Received this book through Goodreads First Reads Giveaway.
2.5 stars
So, having read Einstein's Beach House: Stories by Jacob M. Appel, I've been taking a lot of interest in short, surrealistic stories. When I received a copy of your book, I was somewhat in a good mood.
However, the themes in this book are uncannily similar to each other, while the endings, all of them, was not satisfying at all. Even though every story starts with a great deal of details from the beginning, they don't make much of an impression on readers like me. To be more specific, they are somewhat tasteless. Although I appreciated the author using multiple POVs. That was challenging and somewhat creative at the same time, which explains that 0.5 stars.
About the characters, I thought that they were supposed to evoke some kind of nostalgia and loneliness (by reading other users' reviews). In reality, none of that happen to me. They were bland, as I have previously mentioned. Although, Panciera has potential and I could see her becoming a best-selling author in the future. okay maybe not since surrealism isn't exactly a hit here in the us.
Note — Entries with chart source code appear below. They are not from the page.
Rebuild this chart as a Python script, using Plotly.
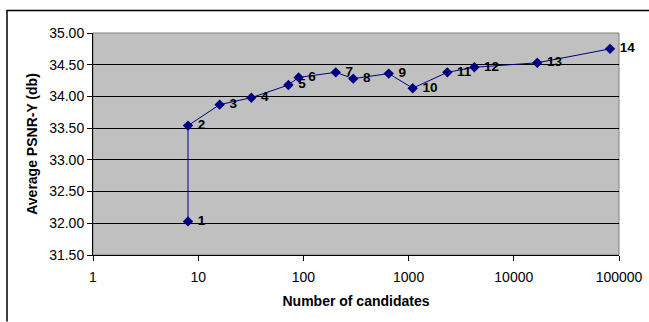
import plotly.graph_objects as go

candidates = [8, 8, 16, 32, 72, 90, 203, 298, 647, 1094, 2335, 4217, 16720, 82170]
psnr_y = [32.03, 33.54, 33.87, 33.98, 34.18, 34.30, 34.38, 34.28, 34.36, 34.13, 34.38, 34.46, 34.53, 34.75]
point_labels = [str(i) for i in range(1, 15)]
y_ticks = [31.5, 32.0, 32.5, 33.0, 33.5, 34.0, 34.5, 35.0]
x_ticks = [1, 10, 100, 1000, 10000, 100000]

FONT = "Liberation Sans, Arial, sans-serif"

fig = go.Figure()
fig.add_trace(go.Scatter(
    x=candidates, y=psnr_y,
    mode="lines+markers+text",
    text=["<b> " + t + "</b>" for t in point_labels],
    textposition="middle right",
    textfont=dict(family=FONT, size=13.5, color="black"),
    line=dict(color="#000080", width=1),
    marker=dict(symbol="diamond", size=8, color="#000080"),
    cliponaxis=False,
    showlegend=False,
))

fig.update_layout(
    width=649, height=322,
    margin=dict(l=93, r=30, t=33, b=67, autoexpand=False),
    paper_bgcolor="white",
    plot_bgcolor="#C0C0C0",
    font=dict(family=FONT, size=14, color="black"),
    xaxis=dict(
        type="log", range=[0, 5],
        tickvals=x_ticks, ticktext=[str(v) for v in x_ticks],
        showgrid=False, zeroline=False,
        showline=True, linecolor="black", linewidth=1,
        ticks="outside", ticklen=5, tickcolor="black",
        ticklabelstandoff=4,
        automargin=False,
        title=dict(text="<b>Number of candidates</b>", font=dict(size=14), standoff=12),
    ),
    yaxis=dict(
        range=[31.5, 35.0],
        tickvals=y_ticks, ticktext=["%.2f" % v for v in y_ticks],
        showgrid=True, gridcolor="black", gridwidth=1,
        zeroline=False,
        showline=True, linecolor="black", linewidth=1,
        ticks="outside", ticklen=5, tickcolor="black",
        automargin=False,
        title=dict(text="<b>Average PSNR-Y (db)</b>", font=dict(size=14), standoff=8),
    ),
    shapes=[
        dict(type="rect", xref="paper", yref="paper", x0=0, x1=1, y0=0, y1=1,
             line=dict(color="#808080", width=1), layer="below"),
        dict(type="path", xref="paper", yref="paper",
             path="M -0.1635,-0.3 L -0.1635,1.101 L 1.06,1.101",
             line=dict(color="black", width=1.5)),
    ],
)

fig.write_html("out.html", config={"displayModeBar": False},
               post_script="document.body.style.margin='0';document.body.style.overflow='hidden';")
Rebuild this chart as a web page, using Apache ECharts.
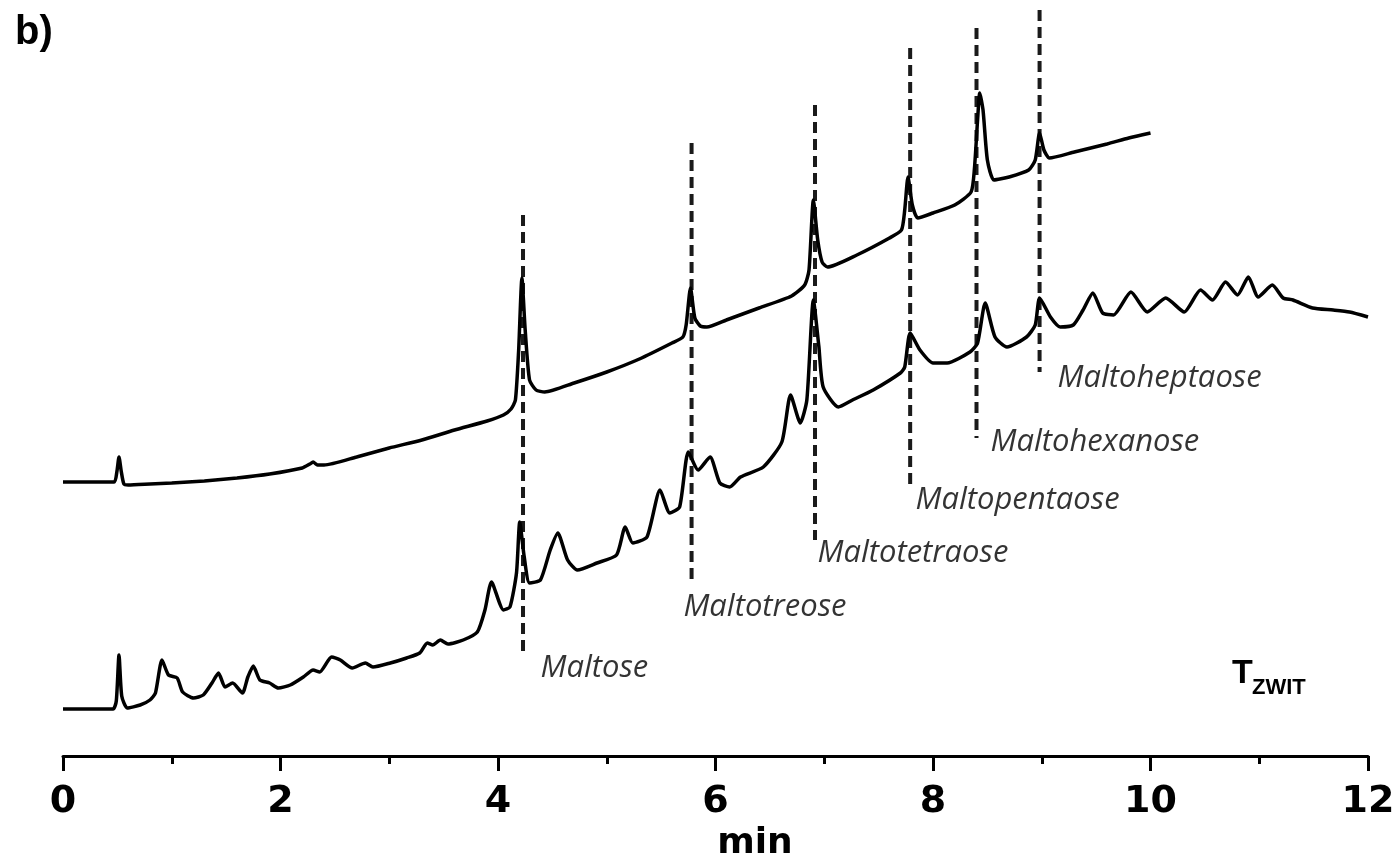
<!DOCTYPE html>
<html>
<head>
<meta charset="utf-8">
<script src="https://cdn.jsdelivr.net/npm/echarts@6/dist/echarts.min.js"></script>
<style>
html,body{margin:0;padding:0;background:#fff;}
#chart{width:1399px;height:862px;}
</style>
</head>
<body>
<div id="chart"></div>
<script>
// ---- Data (time in min, detector signal in arbitrary units) ----
const upperTime = [0,0.47,0.495,0.515,0.535,0.56,0.6,0.8,1.0,1.3,1.6,1.9,2.2,2.27,2.3,2.34,2.4,2.7,3.0,3.3,3.6,3.9,4.05,4.12,4.16,4.19,4.22,4.25,4.29,4.35,4.43,4.7,5.0,5.3,5.6,5.70,5.73,5.77,5.81,5.86,5.92,6.1,6.4,6.7,6.82,6.86,6.9,6.94,6.98,7.03,7.3,7.6,7.71,7.74,7.77,7.81,7.86,8.0,8.2,8.35,8.38,8.41,8.43,8.46,8.5,8.56,8.7,8.88,8.94,8.98,9.02,9.07,9.3,9.6,9.8,10.0];
const upperSignal = [274,274,284,299,285,272,271,272,273,275,278,282,288,292,294,291,291,299,308,316,326,335,341,347,356,406,478,426,376,366,364,373,384,397,413,419,431,468,438,430,429,436,448,460,471,486,556,516,494,489,501,518,526,546,579,551,538,543,551,564,586,636,663,646,596,576,579,586,596,623,606,598,604,612,618,623];

const lowerTime = [0,0.46,0.49,0.515,0.54,0.59,0.71,0.80,0.85,0.91,0.97,1.05,1.10,1.20,1.29,1.37,1.43,1.49,1.56,1.65,1.70,1.75,1.81,1.90,1.98,2.09,2.21,2.30,2.36,2.47,2.55,2.66,2.78,2.85,3.01,3.16,3.28,3.35,3.40,3.47,3.54,3.68,3.81,3.88,3.94,4.05,4.11,4.17,4.20,4.24,4.29,4.39,4.48,4.55,4.64,4.73,4.91,5.09,5.17,5.24,5.37,5.49,5.58,5.67,5.75,5.84,5.95,6.04,6.13,6.23,6.44,6.61,6.69,6.78,6.84,6.90,6.95,6.99,7.13,7.26,7.45,7.70,7.74,7.79,7.88,8.00,8.13,8.34,8.41,8.48,8.57,8.68,8.86,8.94,8.98,9.08,9.17,9.29,9.38,9.47,9.56,9.66,9.82,9.97,10.14,10.31,10.46,10.57,10.69,10.80,10.90,10.99,11.12,11.22,11.31,11.49,11.68,11.83,12.0];
const lowerSignal = [47,47,55,101,60,48,51,56,63,96,81,78,64,58,61,73,83,69,73,63,79,90,76,73,68,71,79,86,84,99,96,88,93,89,93,98,103,113,111,116,112,116,124,146,174,146,149,183,234,200,173,176,206,223,196,186,193,201,229,213,219,266,243,249,304,286,299,273,269,279,289,314,361,333,356,456,410,369,349,356,366,383,389,423,406,393,393,404,413,453,419,409,419,431,458,439,429,431,446,463,443,441,464,444,458,444,466,456,474,461,479,459,471,458,456,448,446,444,439];

// Peak markers (dashed guide lines) and their annotations
const peakNames  = ['Maltose','Maltotreose','Maltotetraose','Maltopentaose','Maltohexanose','Maltoheptaose'];
const peakTimes  = [4.23, 5.78, 6.915, 7.79, 8.40, 8.98];
const dashTop    = [541, 613, 651, 708, 728, 746];
const dashBottom = [99, 173, 216, 269, 318, 384];
const labelTime  = [4.386, 5.70, 6.933, 7.834, 8.524, 9.14];
const labelSignal= [88, 149, 203, 256, 314, 378];

const xMin = 0, xMax = 12, xInterval = 2;

// ---- Build chart ----
const chart = echarts.init(document.getElementById('chart'), null, {renderer:'canvas'});

const zip = (a, b) => a.map((v, i) => [v, b[i]]);

const series = [];
peakTimes.forEach((t, i) => {
  series.push({
    type: 'line', silent: true, symbol: 'none', z: 1,
    data: [[t, dashTop[i]], [t, dashBottom[i]]],
    lineStyle: {color: '#1a1a1a', width: 4, type: [11, 6]}
  });
});
series.push({
  type: 'line', name: 'upper', symbol: 'none', smooth: 0.2, z: 3,
  data: zip(upperTime, upperSignal),
  lineStyle: {color: '#000', width: 3.5}
});
series.push({
  type: 'line', name: 'lower', symbol: 'none', smooth: 0.2, z: 3,
  data: zip(lowerTime, lowerSignal),
  lineStyle: {color: '#000', width: 3.5}
});
series.push({
  type: 'scatter', silent: true, symbolSize: 1, z: 4,
  itemStyle: {color: 'rgba(0,0,0,0)'},
  data: peakNames.map((n, i) => ({name: n, value: [labelTime[i], labelSignal[i]]})),
  label: {
    show: true, position: 'right', distance: 0,
    formatter: p => p.name,
    fontFamily: '"Open Sans", "Noto Sans", sans-serif',
    fontStyle: 'italic', fontWeight: 500, fontSize: 31, color: '#000',
    align: 'left', verticalAlign: 'middle'
  },
  labelLayout: {hideOverlap: false}
});

chart.setOption({
  animation: false,
  backgroundColor: '#fff',
  grid: {left: 63, right: 31, top: 0, bottom: 106, containLabel: false},
  xAxis: {
    type: 'value', min: xMin, max: xMax, interval: xInterval,
    axisLine: {show: true, lineStyle: {color: '#000', width: 3}},
    axisTick: {show: true, length: 15, lineStyle: {color: '#000', width: 3}},
    minorTick: {show: true, splitNumber: 2, length: 8, lineStyle: {color: '#000', width: 3}},
    splitLine: {show: false},
    axisLabel: {
      margin: 27, color: '#000', fontSize: 38, fontWeight: 'bold', lineHeight: 38,
      fontFamily: '"DejaVu Sans", sans-serif'
    }
  },
  yAxis: {type: 'value', min: 0, max: 756, show: false},
  graphic: [
    {type: 'text', left: 15, top: 13, style: {text: 'b)', font: 'bold 40px "Liberation Sans", Arial, sans-serif', fill: '#000'}},
    {type: 'text', x: 755, y: 844, style: {text: 'min', font: 'bold 36px "DejaVu Sans", sans-serif', fill: '#000', textAlign: 'center', textVerticalAlign: 'middle'}},
    {type: 'text', x: 1232, y: 674, style: {text: 'T', font: 'bold 34px "Liberation Sans", Arial, sans-serif', fill: '#000', textAlign: 'left', textVerticalAlign: 'middle'}},
    {type: 'text', x: 1252, y: 688, style: {text: 'ZWIT', font: 'bold 22px "Liberation Sans", Arial, sans-serif', fill: '#000', textAlign: 'left', textVerticalAlign: 'middle'}}
  ],
  series: series
});
</script>
</body>
</html>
P/S - On the design of the dust cover: Please do not add the title's shadow. The headtitles on each chapter was beautifully designed, this should've been, too.
The characters in Panciera's stories walk tightrope lives in which odd characters don't notice their oddness but the ever-astute narrators are utterly aware of theirs. It's an upside down world, Panciera's, and it tells the truth. Life, like the stories and the characters that people this exquisite collection, is bewildering and thrilling. It knocked me off balance and I loved every minute.
Although the subject matter sometimes repeated itself, this is the kind of book that once you get started, you can't put down. Mesmerizing and dark, I was sad when it was over.